Quien contemple la belleza de la Iglesia Esposa, y descubra su vida, su liturgia, su espiritualidad, sus carismas y gracias, podrá contemplar a su Señor, ya que ella refleja pálidamente la plenitud de Cristo. Y si los demás no observan esta belleza, es porque a veces los católicos la vuelvan oscura o la desfiguran con sus infidelidades, por la falta de paz interior, por la ausencia de los dones y frutos del Espíritu Santo, por la división interna y el espíritu crítico que rompe la obediencia y la unidad eclesiales, por la esterilidad del que está paralizado y en nada contribuye a lo recibido pareciendo una Iglesia estéril más que la Iglesia Madre... Pero... pero siempre, incluso en las épocas más difíciles o decadentes, en las épocas de mayor oscuridad y crisis, los santos han brillado en la Iglesia personificando la belleza de la Esposa y siendo referentes y signos claros de Jesucristo. Los santos son el fruto maduro de la Redención, el testimonio creíble, el signo del eterno rejuvenecimiento de la Iglesia.

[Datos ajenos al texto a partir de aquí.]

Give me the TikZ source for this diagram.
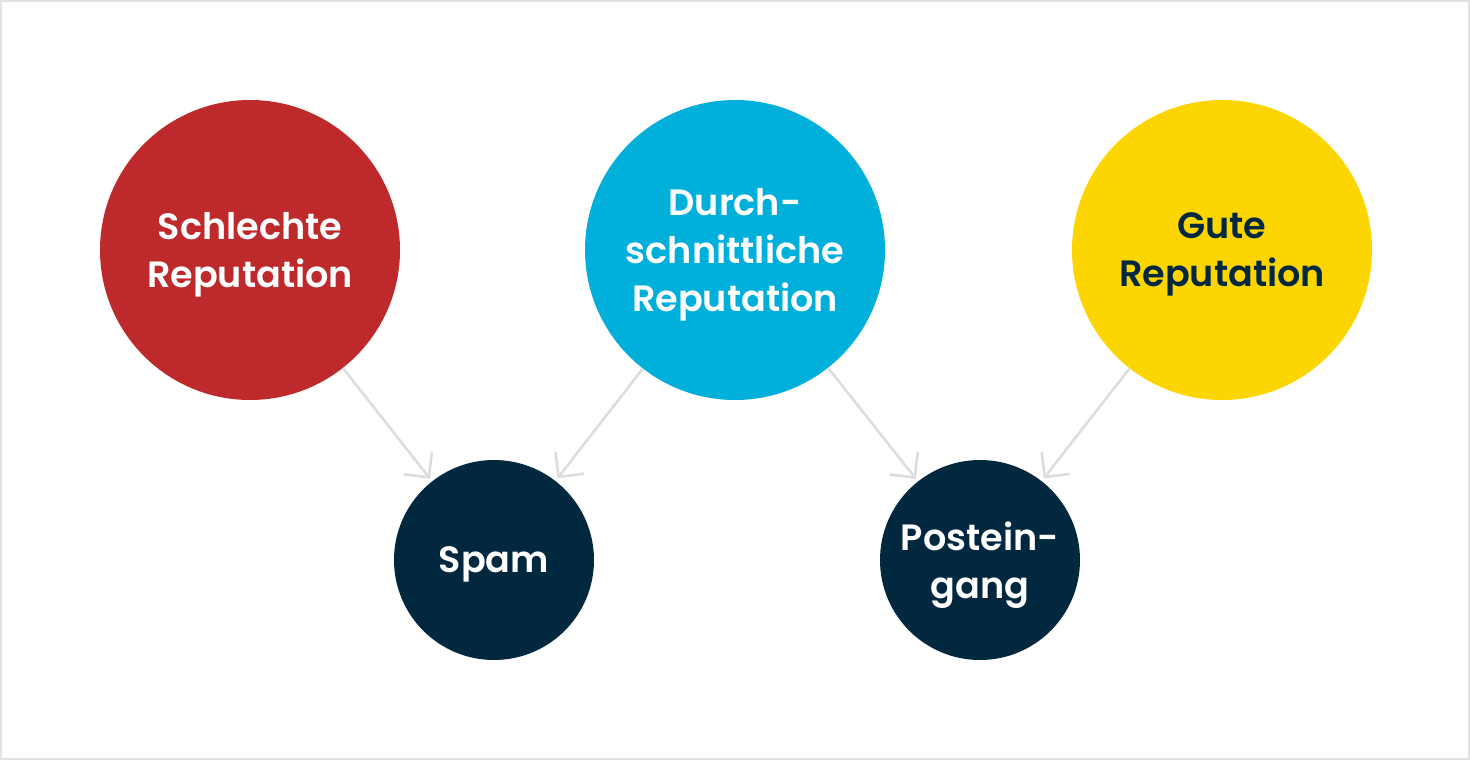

“Los hombres pueden faltar al Espíritu Santo, pero el Espíritu Santo nunca faltará a la Iglesia. Ella será siempre el Sacramento de Jesucristo, tanto por su testimonio como por sus poderes inadmisibles. Siempre nos Lo hará presente en verdad. Siempre reflejará su gloria por medio de sus hijos mejores. Cuando parece que ofrece señales de cansancio, una germinación secreta le prepara nuevas primaveras, y a pesar de todos los obstáculos que nosotros acumulamos, los santos resplandecerán siempre” (Meditación..., p. 187).
No es extraño que el camino de la Iglesia hoy deba situarse en la perspectiva de la santidad, cuidarse una pedagogía de la santidad, descubrir y proclamar la vocación a la santidad, tal como señaló Juan Pablo II en la carta Novo millennio ineunte, proponiendo a todos “la alta medida de la vida cristiana ordinaria”.
¡Grande entre los grandes, De Lubac! No es extraño que formaran un equipo en plena síntesis él, Von Balthasar y Ratzinger, al fundar la revista internacional Communio.
Si queréis beber de grandes maestros, leed a De Lubac. Os agradará.